The Turkish Football Federation (TFF) previously announced that it will provide numerous advantages to visitors of the tournament, including various public transports, easy access to accommodations for all budgets and alternative recreational opportunities. Also, all ticket holders will be able to travel for free on match days.
For transportation, the host cities will be connected through a high-speed train network by 2023, when the country is set to reach an annual passenger capacity of 1 billion with investments worth 24 billion euros.
Currently, the high-speed train system is active in the route through Istanbul, Kocaeli, Eskişehir, Ankara and Konya, all host cities. The other host cities, including Bursa, Antalya, Gaziantep and Trabzon will also be incorporated into the high-speed train network by 2023.
The country also aims to have 60 operational international airports throughout the country by 2024, with a combined annual passenger capacity of 350 million and 20 billion euros in investment. Construction of the world's largest airport in Istanbul is also underway. Once completed it will become a significant hub for the entire region.

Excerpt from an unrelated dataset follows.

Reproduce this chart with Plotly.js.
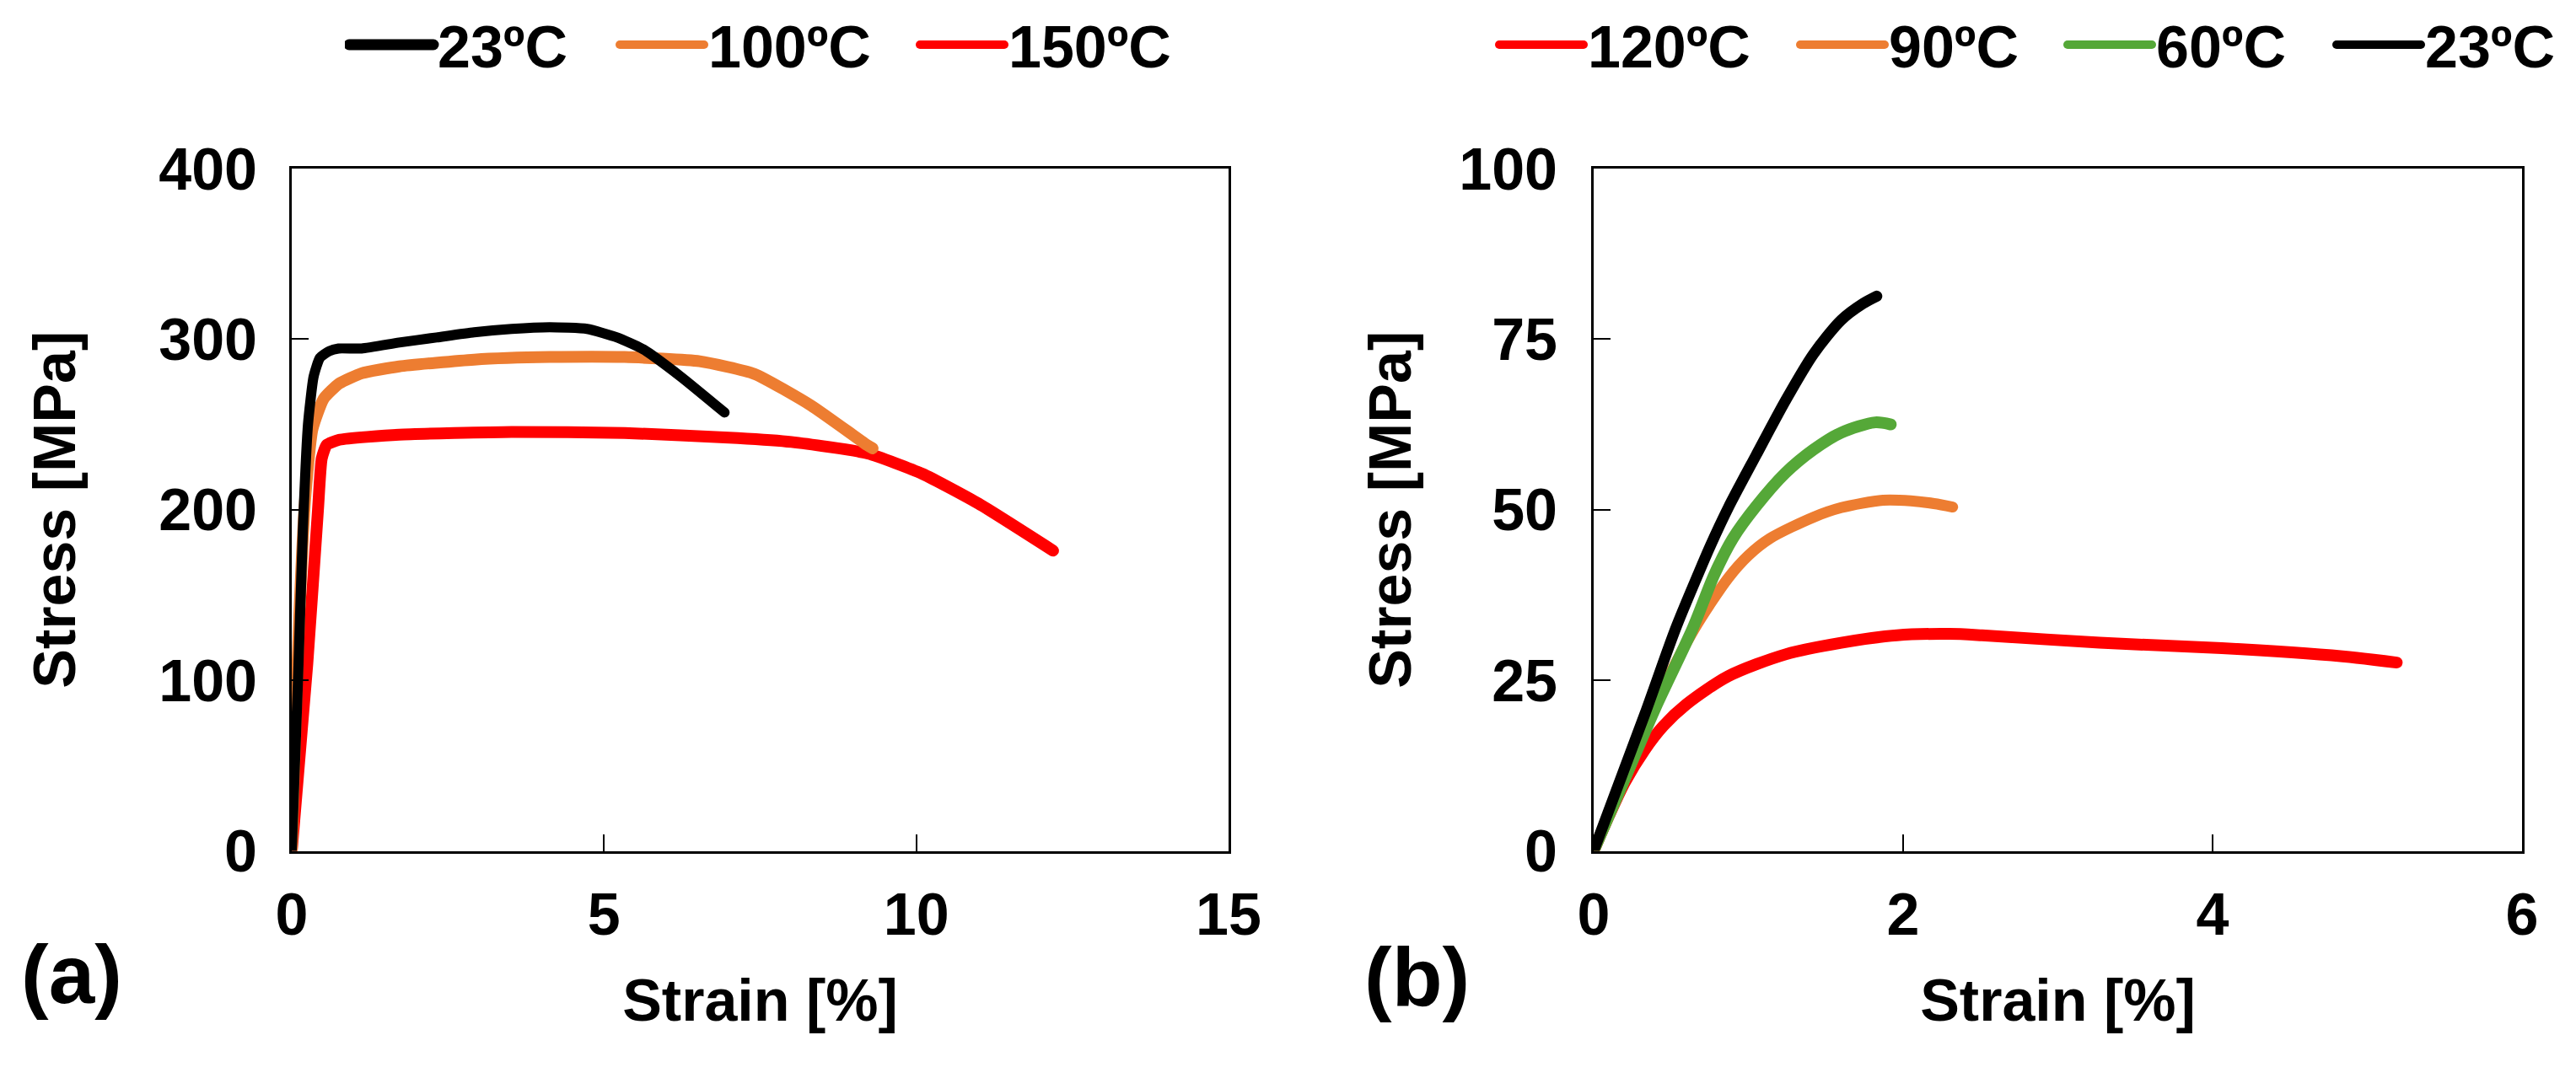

In comparison, Germany's bid has been marred after a recent racism scandal surrounding German players of non-German or mixed backgrounds.
In the wake of the scandal, Mesut Özil, a German football star of Turkish origin, announced his decision to retire from the German international football squad last week, citing "racism and disrespect."
Özil, 29, who spent nine years in the national team, earned 92 caps. He scored 23 goals and made 40 for the German side. He was also a key member of the German sides that won the U-21 European Championships in 2013 and the World Cup in 2014.
He, however, was attacked after Germany was eliminated in the first round of the 2018 World Cup in Russia.
Given FIFA and UEFA have put a lot of effort to fight racism on the pitch, with the latter running the "No to Racism" campaign for years, Özil's decision to retire from the German team for "racism and disrespect" and the great support he has received around the world will put the 2014 World Cup winners in trouble.
Serdar Ali Çelikler, a columnist for the Turkish language daily, Habertürk, urged the TFF to make Özil the face of Turkey's EURO 2024 campaign. "Will UEFA give EURO 2024 to a country, which has a racist attitude toward its own footballers?" he asked in his article published on June 23.
Along with the German media, German Football Federation (DFB) President Reinhard Grindel, who lodged the German application to host the 2024 championships, and the national team's General Manager Oliver Bierhoff, were the main sources of criticism directed at Özil.
Former spokesperson of the DFB, Harald Stenger, said earlier this week that Grindel "was and is the worst DFB president" that he has ever encountered.
"Everything was all populistic. You can't lead an association like that. If he is honest to himself, he would see that his time as DFB President has expired," he said.
Along with sports, politics has also become a source of racism in German society. with the rise of far-right AfD and the move to the right evident in the mainstream German politics, the country has become an anathema to UEFA's "No to Racism" campaign, which aims to eliminate racism, discrimination and intolerance from football.